The production of sulfur concentrates as a byproduct of iron mining contributed 1.5% to total company revenue in Q4 2025 (annualized contribution: RMB 45.0 million on consolidated revenue of RMB 3.0 billion). Market growth for sulfur concentrates is stagnant at 0.5% CAGR (2023-2025). Dazhong Mining's national market share in the sulfur concentrate segment is approximately 0.8%, positioning the unit as a price taker. Gross margin for sulfur byproducts has compressed to 6%, with gross profit on this line equal to RMB 2.7 million for the latest quarter. Incremental processing and logistics costs per tonne are RMB 420, while realized net selling price averages RMB 680/tonne FOB, resulting in thin contribution margins. Return on incremental capital invested in this unit is estimated at 2% (ROI), below the corporate WACC of 8.5%. Management has signaled minimal future capital allocation; maintenance capex is limited to sustaining operations (estimated RMB 2.5 million annually).
| Metric | Value | Notes |
|---|---|---|
| Revenue contribution (2025) | 1.5% (RMB 45.0m) | Consolidated revenue RMB 3.0bn |
| Market growth (2023-2025) | 0.5% CAGR | Global sulfur concentrate market |
| National market share | 0.8% | Price taker position |
| Gross margin | 6% | Compressed by logistics and processing |
| Incremental processing cost | RMB 420/tonne | Includes desulfurization and packaging |
| Realized selling price | RMB 680/tonne FOB | Weighted average 2025 |
| ROI (unit) | 2% | Below corporate hurdle rate |
| Planned CAPEX (2026) | RMB 2.5m (sustaining) | No growth capital |
Implications and near-term actions for sulfur byproducts:
- Maintain sustaining operations; capital allocation capped to RMB 2.5m/year.

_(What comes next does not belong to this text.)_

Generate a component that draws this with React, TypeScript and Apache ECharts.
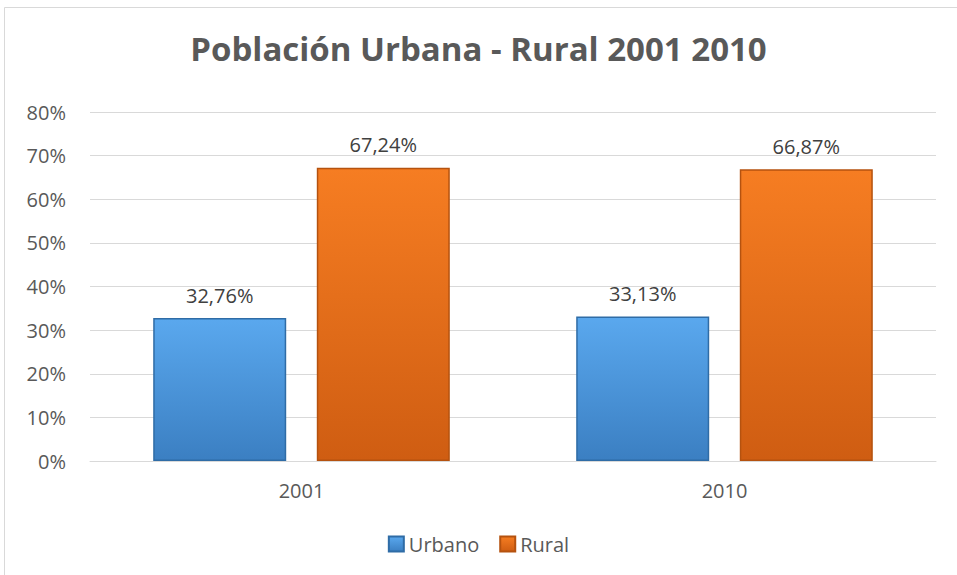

- Evaluate tolling or contract sales to shift logistics risk and reduce inventory holding.
- Assess potential divestiture or sale of sulfur processing assets if third‑party offers exceed NPV threshold of RMB 20m.
- Monitor international sulfur price movements; only consider incremental processing expansion if realized price > RMB 850/tonne for sustained 6 months.
Dogs - Ancillary mechanical processing services face stagnation.
Small-scale mechanical processing and maintenance services to third-party miners accounted for 1.0% of consolidated revenue in 2025 (RMB 30.0 million). The regional mining services market has contracted by 2% year-on-year, driven by consolidation and outsourcing to specialist contractors. Dazhong Mining's regional market share in mining services stands at 0.3%. The segment's reported ROI is approximately 3%, with operating margins near 4% after allocation of fixed overheads. Headcount for the service unit is 42 employees, with annual personnel cost ~RMB 9.6m. The business consumes management bandwidth and administrative overheads estimated at RMB 4.2m per annum. CAPEX for the unit has been reduced to zero for FY2026, indicating an operational posture toward wind-down, mothballing, or divestment within 12-24 months absent an improvement in market conditions.
| Metric | Value | Notes |
|---|---|---|
| Revenue contribution (2025) | 1.0% (RMB 30.0m) | Consolidated revenue RMB 3.0bn |
| Market growth (2024-2025) | -2% YoY | Regional mining services |
| Regional market share | 0.3% | Highly competitive landscape |
| Operating margin | 4% | After allocated fixed costs |
| ROI (unit) | 3% | Below corporate threshold |
| Headcount | 42 FTEs | Specialists and maintenance crews |
| Personnel cost | RMB 9.6m/year | Salary + benefits |
| Planned CAPEX (2026) | RMB 0 | Signaling phase-out/divestment |
Implications and near-term actions for mechanical processing services:
- Reduce fixed overheads; consider redeployment of 60-70% of skilled staff to lithium operations where feasible.
- Seek buyers for service fleet and workshop assets; target divestiture proceeds > RMB 15m to meet NPV threshold.
- Implement strict cash‑flow monitoring and set a 12‑month decision trigger for mothballing if revenue declines by >10% per quarter.
- Consolidate remaining contracts to limit exposure to low-margin spot work; prioritize higher-margin internal maintenance.